Iranians protested outside the French Embassy in Tehran Wednesday to condemn the republishing of cartoons of Prophet Muhammad in the Charlie Hebdo satirical magazine.
The protests came a day after Iran’s Supreme Leader Ayatollah Ali Khamenei described the magazine’s decision to republish the cartoons as an “unforgivable sin” and a “grave crime.”
The protesters in Tehran, carrying religious flags and placards, chanted religious slogans outside the embassy.
“[The French authorities] do not deal with a bunch of clowns who insult prophets, but they imprison and torture scientists for simply investigating whether the Holocaust happened,” an Iranian cleric addressing the crowd using a microphone said.

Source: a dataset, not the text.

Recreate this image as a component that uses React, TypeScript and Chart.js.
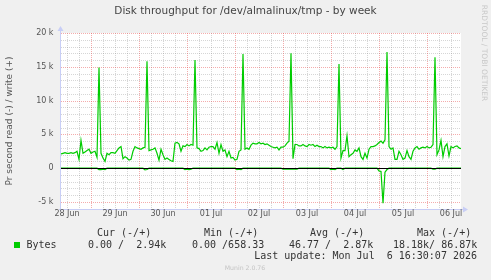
import React, { useEffect, useRef } from "react";
import { Chart, registerables } from "chart.js";

Chart.register(...registerables);

const chartTitle = "Disk throughput for /dev/almalinux/tmp - by week";
const yAxisTitle = "Pr second read (-) / write (+)";
const watermark = "RRDTOOL / TOBI OETIKER";
const footerText = "Munin 2.0.76";

// Hourly samples (k bytes/s), hour 0 = 28 Jun 09:00, hour 200 = 06 Jul 17:00
const writeK = [
  2.1, 2.2, 2.3, 2.2, 2.2, 2.3, 2.2, 2.3, 2.5, 1.3,
  4.1, 2.2, 2.4, 2.6, 2.8, 2.2, 2.4, 2.5, 1.6, 14.9,
  2.2, 1.5, 1.0, 2.2, 2.0, 2.3, 2.3, 2.2, 2.6, 3.0,
  3.2, 1.4, 1.7, 1.5, 1.2, 1.3, 2.5, 3.2, 3.0, 2.9,
  2.8, 3.0, 3.1, 15.8, 2.6, 2.7, 2.8, 3.0, 2.2, 1.2,
  2.8, 2.0, 1.3, 1.5, 1.3, 1.1, 1.0, 3.7, 3.8, 3.6,
  2.5, 3.3, 3.2, 3.5, 3.3, 3.5, 3.4, 16.0, 3.0, 2.9,
  2.5, 2.6, 3.0, 2.7, 3.1, 3.2, 3.2, 2.8, 3.8, 2.2,
  3.5, 2.5, 2.7, 1.7, 2.5, 1.5, 1.6, 1.2, 1.3, 2.5,
  2.7, 16.9, 2.8, 3.0, 2.8, 3.4, 3.7, 3.6, 3.6, 3.8,
  3.6, 3.7, 3.5, 3.6, 3.4, 3.2, 3.1, 3.0, 3.1, 2.7,
  3.1, 3.1, 3.3, 3.7, 4.0, 17.0, 1.4, 3.5, 3.5, 3.3,
  3.3, 3.5, 3.3, 3.2, 3.5, 3.4, 3.5, 3.2, 3.4, 3.2,
  3.2, 3.0, 3.2, 3.0, 3.1, 3.0, 3.1, 2.8, 3.2, 15.4,
  1.5, 2.6, 2.6, 4.8, 1.7, 2.0, 2.2, 2.7, 2.5, 3.0,
  1.7, 1.3, 2.2, 1.5, 2.8, 3.2, 3.2, 3.3, 3.5, 3.8,
  4.0, 3.7, 4.2, 17.2, 3.2, 2.8, 3.0, 1.3, 1.3, 2.5,
  2.0, 1.3, 1.5, 2.6, 1.7, 1.3, 2.5, 3.0, 3.2, 2.8,
  3.0, 3.1, 3.0, 3.2, 3.0, 3.1, 3.5, 16.4, 2.0, 2.7,
  4.1, 1.7, 3.2, 3.6, 1.8, 3.2, 3.0, 3.2, 3.3, 3.0,
  2.9,
];

// Read (k bytes/s), plotted below zero
const readK = [
  0, 0, 0, 0, 0, 0, 0, 0, 0, 0,
  0, 0, 0, 0, 0, 0, 0, 0, 0, 0.2,
  0.2, 0.15, 0.2, 0, 0, 0, 0, 0, 0, 0,
  0, 0, 0, 0, 0, 0, 0, 0, 0, 0,
  0, 0, 0.25, 0.2, 0, 0, 0, 0, 0, 0,
  0, 0, 0, 0, 0, 0, 0, 0, 0, 0,
  0, 0, 0.2, 0.15, 0.2, 0.15, 0, 0, 0, 0,
  0, 0, 0, 0, 0, 0, 0, 0, 0, 0,
  0, 0, 0, 0, 0, 0, 0, 0, 0.2, 0.15,
  0.2, 0, 0, 0, 0, 0, 0, 0, 0, 0,
  0, 0, 0, 0, 0, 0, 0, 0, 0, 0,
  0, 0.15, 0.15, 0.15, 0.15, 0.15, 0.15, 0.15, 0.15, 0,
  0, 0, 0, 0, 0, 0, 0, 0, 0, 0,
  0, 0, 0, 0, 0, 0.2, 0.15, 0.2, 0, 0,
  0, 0.2, 0, 0, 0, 0, 0, 0, 0, 0,
  0, 0, 0, 0, 0, 0, 0, 0, 0, 0.4,
  0.5, 5.2, 0.6, 0.2, 0, 0, 0, 0, 0, 0,
  0, 0, 0, 0, 0, 0, 0, 0, 0, 0,
  0, 0, 0, 0, 0, 0, 0.15, 0.15, 0, 0,
  0, 0, 0, 0, 0, 0, 0, 0, 0, 0,
  0,
];

const yMin = -6.04;
const yMax = 20;
const hourMax = 200;

const yTickValues = [20, 15, 10, 5, 0, -5];
const yTickLabels = ["20 k", "15 k", "10 k", "5 k", "0", "-5 k"];

const dayLabels = ["28 Jun", "29 Jun", "30 Jun", "01 Jul", "02 Jul", "03 Jul", "04 Jul", "05 Jul", "06 Jul"];
const dayLabelHours = [3, 27, 51, 75, 99, 123, 147, 171, 195];
const midnightHours = [15, 39, 63, 87, 111, 135, 159, 183];

const legendHeaders = ["Cur (-/+)", "Min (-/+)", "Avg (-/+)", "Max (-/+)"];
const legendValues = ["0.00 /  2.94k", "0.00 /658.33", "46.77 /  2.87k", "18.18k/ 86.87k"];
const seriesName = "Bytes";
const lastUpdate = "Last update: Mon Jul  6 16:30:07 2026";

const GREEN = "#00cc00";
const AXIS = "#c8cef6";
const MINOR = "rgba(128,128,128,0.32)";
const MAJOR = "rgba(230,70,70,0.45)";

const muninPlugin = {
  id: "munin",
  beforeDraw(chart: any) {
    const { ctx, chartArea: a } = chart;
    ctx.save();
    ctx.fillStyle = "#f0f0f0";
    ctx.fillRect(0, 0, chart.width, chart.height);
    ctx.fillStyle = "#ffffff";
    ctx.fillRect(a.left, a.top, a.right - a.left, a.bottom - a.top);
    ctx.restore();
  },
  beforeDatasetsDraw(chart: any) {
    const { ctx, chartArea: a } = chart;
    const xs = chart.scales.x;
    const ys = chart.scales.y;
    ctx.save();
    ctx.lineWidth = 1;
    ctx.setLineDash([1, 1]);
    ctx.strokeStyle = MINOR;
    for (let h = 3; h <= hourMax; h += 6) {
      if (midnightHours.includes(h)) continue;
      const x = Math.round(xs.getPixelForValue(h)) + 0.5;
      ctx.beginPath();
      ctx.moveTo(x, a.top);
      ctx.lineTo(x, a.bottom);
      ctx.stroke();
    }
    for (let v = -5; v <= yMax; v += 1) {
      if (v % 5 === 0) continue;
      const y = Math.round(ys.getPixelForValue(v)) + 0.5;
      ctx.beginPath();
      ctx.moveTo(a.left, y);
      ctx.lineTo(a.right, y);
      ctx.stroke();
    }
    ctx.strokeStyle = MAJOR;
    for (const h of midnightHours) {
      const x = Math.round(xs.getPixelForValue(h)) + 0.5;
      ctx.beginPath();
      ctx.moveTo(x, a.top);
      ctx.lineTo(x, a.bottom);
      ctx.stroke();
    }
    for (const v of yTickValues) {
      const y = Math.round(ys.getPixelForValue(v)) + 0.5;
      ctx.beginPath();
      ctx.moveTo(a.left, y);
      ctx.lineTo(a.right, y);
      ctx.stroke();
    }
    ctx.restore();
  },
  afterDatasetsDraw(chart: any) {
    const { ctx, chartArea: a } = chart;
    const xs = chart.scales.x;
    const ys = chart.scales.y;
    ctx.save();
    ctx.setLineDash([]);
    ctx.lineWidth = 1;
    const y0 = Math.round(ys.getPixelForValue(0)) + 0.5;
    ctx.strokeStyle = "#000000";
    ctx.beginPath();
    ctx.moveTo(a.left, y0);
    ctx.lineTo(a.right, y0);
    ctx.stroke();

    ctx.strokeStyle = AXIS;
    ctx.fillStyle = AXIS;
    const ax = a.left - 0.5;
    const ay = a.bottom + 0.5;
    ctx.beginPath();
    ctx.moveTo(ax, a.bottom + 2);
    ctx.lineTo(ax, a.top - 3);
    ctx.moveTo(a.left - 2, ay);
    ctx.lineTo(a.right + 3, ay);
    ctx.stroke();
    ctx.beginPath();
    ctx.moveTo(ax - 3, a.top - 2);
    ctx.lineTo(ax + 3, a.top - 2);
    ctx.lineTo(ax, a.top - 7);
    ctx.closePath();
    ctx.fill();
    ctx.beginPath();
    ctx.moveTo(a.right + 2, ay - 3);
    ctx.lineTo(a.right + 2, ay + 3);
    ctx.lineTo(a.right + 7, ay);
    ctx.closePath();
    ctx.fill();

    ctx.fillStyle = "#444444";
    ctx.font = "10.5px 'DejaVu Sans'";
    ctx.textAlign = "center";
    ctx.textBaseline = "middle";
    ctx.fillText(chartTitle, chart.width / 2, 11.5);

    ctx.fillStyle = "#555555";
    ctx.font = "8px 'DejaVu Sans'";
    ctx.textAlign = "right";
    ctx.textBaseline = "middle";
    yTickValues.forEach((v, i) => {
      ctx.fillText(yTickLabels[i], a.left - 7.5, ys.getPixelForValue(v));
    });

    ctx.textAlign = "center";
    ctx.textBaseline = "middle";
    dayLabelHours.forEach((h, i) => {
      ctx.fillText(dayLabels[i], xs.getPixelForValue(h), a.bottom + 5);
    });

    ctx.save();
    ctx.font = "9px 'DejaVu Sans'";
    ctx.translate(9.5, (a.top + a.bottom) / 2);
    ctx.rotate(-Math.PI / 2);
    ctx.textAlign = "center";
    ctx.textBaseline = "middle";
    ctx.fillText(yAxisTitle, 0, 0);
    ctx.restore();

    ctx.save();
    ctx.fillStyle = "#c8c8c8";
    ctx.font = "7.5px 'DejaVu Sans'";
    ctx.translate(484, 53);
    ctx.rotate(Math.PI / 2);
    ctx.textAlign = "center";
    ctx.textBaseline = "middle";
    ctx.fillText(watermark, 0, 0);
    ctx.restore();

    ctx.fillStyle = "#333333";
    ctx.font = "10px 'DejaVu Sans Mono'";
    ctx.textAlign = "left";
    ctx.textBaseline = "middle";
    const headerX = [97, 204, 310, 417];
    const valueX = [88, 192, 289, 393];
    legendHeaders.forEach((t, i) => ctx.fillText(t, headerX[i], 233));
    ctx.fillText(seriesName, 26.5, 245);
    legendValues.forEach((t, i) => ctx.fillText(t, valueX[i], 245));
    ctx.textAlign = "right";
    ctx.fillText(lastUpdate, 477, 256.5);
    ctx.fillStyle = GREEN;
    ctx.fillRect(14, 242, 6, 6);

    ctx.fillStyle = "#c4c4c4";
    ctx.font = "6.2px 'DejaVu Sans'";
    ctx.textAlign = "center";
    ctx.fillText(footerText, 245, 268.5);
    ctx.restore();
  },
};

export default function App() {
  const ref = useRef<HTMLCanvasElement>(null);
  useEffect(() => {
    const canvas = ref.current;
    if (!canvas) return;
    const chart = new Chart(canvas, {
      type: "line",
      data: {
        datasets: [
          {
            label: "read",
            data: readK.map((v, i) => ({ x: i, y: -v })),
            borderColor: GREEN,
            borderWidth: 1.2,
            pointRadius: 0,
            tension: 0,
          },
          {
            label: "write",
            data: writeK.map((v, i) => ({ x: i, y: v })),
            borderColor: GREEN,
            borderWidth: 1.2,
            pointRadius: 0,
            tension: 0,
          },
        ],
      },
      options: {
        responsive: false,
        animation: false,
        devicePixelRatio: 1,
        events: [],
        layout: { padding: { left: 61, right: 30, top: 33, bottom: 71 } },
        plugins: {
          legend: { display: false },
          title: { display: false },
          tooltip: { enabled: false },
        },
        scales: {
          x: { type: "linear", min: 0, max: hourMax, display: false },
          y: { type: "linear", min: yMin, max: yMax, display: false },
        },
      },
      plugins: [muninPlugin],
    });
    return () => chart.destroy();
  }, []);
  return (
    <div style={{ position: "absolute", left: 0, top: 0, width: 491, height: 280 }}>
      <canvas ref={ref} width={491} height={280} style={{ display: "block", width: 491, height: 280 }} />
    </div>
  );
}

Dozens also staged a protest in the city of Qom on the same day to condemn the French magazine’s decision.
Protesters in Qom set fire to US and Israeli flags as they stomped on them.
The magazine republished the cartoons on the eve of a trial in Paris of alleged accomplices in a 2015 attack on the magazine’s offices by Islamist militant gunmen in which 12 people were killed.
On January 7, 2015, two gunmen stormed the magazine’s Paris offices.
French President Emmanuel Macron said last week that it was not his place to pass judgment on the decision to republish cartoons of the Prophet Mohammad, saying France has freedom of expression.
But Macron, speaking on a visit to Lebanon, said it was incumbent on French citizens to show civility and respect for each other, and avoid a “dialogue of hate.”
“It’s never the place of a president of the Republic to pass judgment on the editorial choice of a journalist or newsroom, never. Because we have freedom of the press,” Macron said.